Learning to Listen Without Defending Took Practice
Accepting feedback did not happen automatically. It required learning how to listen without responding immediately. I had to resist the urge to justify choices or explain context that was not clear on the page. If something needed explanation, it usually meant it needed revision. Letting go of defense allowed the feedback to do its job.

Not All Feedback Was Meant to Be Used
Learning from critique did not mean accepting every suggestion. Some feedback reflected different goals or styles. The key was learning to evaluate feedback rather than obey it. I learned to ask whether a comment aligned with the purpose of the work. This discernment made feedback empowering instead of overwhelming.

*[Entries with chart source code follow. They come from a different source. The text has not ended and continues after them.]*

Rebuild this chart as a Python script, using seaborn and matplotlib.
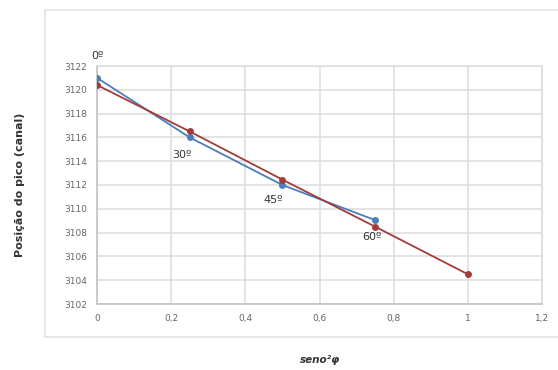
import numpy as np
import pandas as pd
import matplotlib
matplotlib.use("Agg")
import matplotlib.pyplot as plt
import seaborn as sns
from matplotlib.patches import Rectangle

# data
sin2_blue = [0, 0.25, 0.5, 0.75]
pos_blue = [3121.0, 3116.0, 3112.0, 3109.05]
sin2_red = [0, 0.25, 0.5, 0.75, 1.0]
pos_red = [3120.4, 3116.5, 3112.45, 3108.5, 3104.5]
angle_labels = ["0º", "30º", "45º", "60º"]
x_ticks = [0, 0.2, 0.4, 0.6, 0.8, 1.0, 1.2]
x_tick_labels = ["0", "0,2", "0,4", "0,6", "0,8", "1", "1,2"]
y_ticks = list(range(3102, 3123, 2))

BLUE = "#4a7ebb"
RED = "#a33b3b"
GRID = "#dcdcdc"

sns.set_style("white")
plt.rcParams["font.family"] = ["DejaVu Sans"]

fig = plt.figure(figsize=(5.58, 3.70), dpi=100)
fig.patch.set_facecolor("white")

# outer chart frame like the spreadsheet chart area
fig.patches.append(Rectangle((45 / 558, 1 - 337 / 370), 520 / 558, 327 / 370,
                             transform=fig.transFigure, fill=False,
                             edgecolor="#e3e3e3", linewidth=1.2, zorder=0))

ax = fig.add_axes([97 / 558, 1 - 304 / 370, (542 - 97) / 558, (304 - 66) / 370])

df_blue = pd.DataFrame({"x": sin2_blue, "y": pos_blue})
df_red = pd.DataFrame({"x": sin2_red, "y": pos_red})

sns.lineplot(data=df_blue, x="x", y="y", ax=ax, color=BLUE, marker="o",
             markersize=5, markeredgewidth=0, linewidth=1.3, zorder=3)
sns.lineplot(data=df_red, x="x", y="y", ax=ax, color=RED, marker="o",
             markersize=5, markeredgewidth=0, linewidth=1.3, zorder=4)

# angle annotations
offsets = [(0, 16), (-6, -13), (-7, -11), (-2, -12)]
for x, y, lab, (dx, dy) in zip(sin2_blue, pos_blue, angle_labels, offsets):
    ax.annotate(lab, (x, y), xytext=(dx, dy), textcoords="offset points",
                ha="center", va="center", fontsize=8, color="#333333")

ax.set_xlim(0, 1.2)
ax.set_ylim(3102, 3122)
ax.set_xticks(x_ticks)
ax.set_xticklabels(x_tick_labels)
ax.set_yticks(y_ticks)
ax.tick_params(axis="both", labelsize=6.5, colors="#666666", length=0, pad=7)
ax.grid(True, color=GRID, linewidth=1.1)
ax.set_axisbelow(True)
for s in ax.spines.values():
    s.set_color(GRID)
    s.set_linewidth(1.1)
ax.spines["left"].set_color("#bfbfbf")
ax.spines["bottom"].set_color("#bfbfbf")

ax.set_xlabel("")
ax.set_ylabel("")
fig.text(320 / 558, 1 - 360 / 370, "seno²φ", ha="center", va="center",
         fontsize=7.5, style="italic", fontweight="bold", color="#333333")
fig.text(20 / 558, 1 - 185 / 370, "Posição do pico (canal)", rotation=90,
         ha="center", va="center", fontsize=8, fontweight="bold", color="#333333")

fig.savefig("out.png", dpi=100)
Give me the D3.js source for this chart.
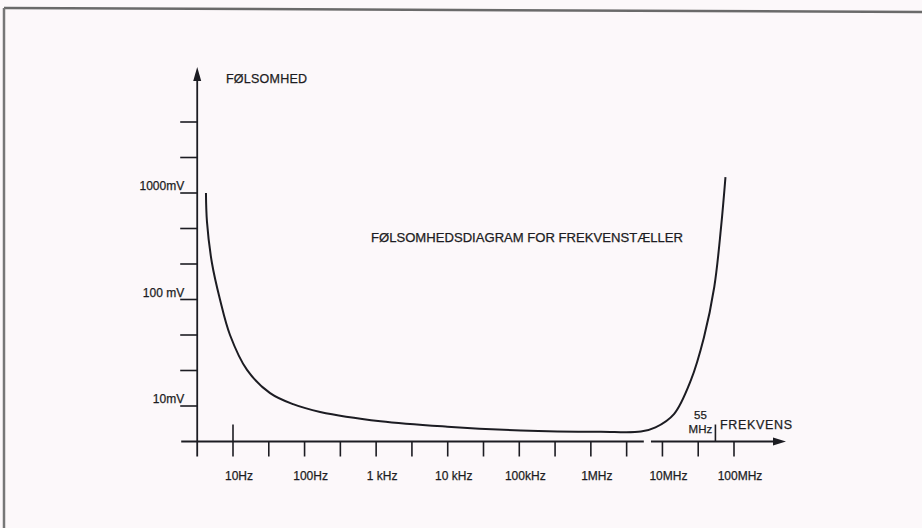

Feedback Built Confidence Instead of Undermining It
Over time, critique stopped feeling like a threat. It became evidence that the work mattered enough to be taken seriously. Each revision strengthened confidence because improvement was visible. Confidence shifted from needing approval to trusting process. I no longer feared feedback because I understood it as part of building something stronger.

Final Thoughts
Real feedback changed my work because it changed how I related to improvement. Critique taught me that strength comes from revision, not protection. When feedback is specific and honest, it becomes a tool rather than a judgment. Learning to receive it did not make my work perfect. It made it better. And more importantly, it taught me that growth depends less on talent and more on willingness to listen, revise, and keep going.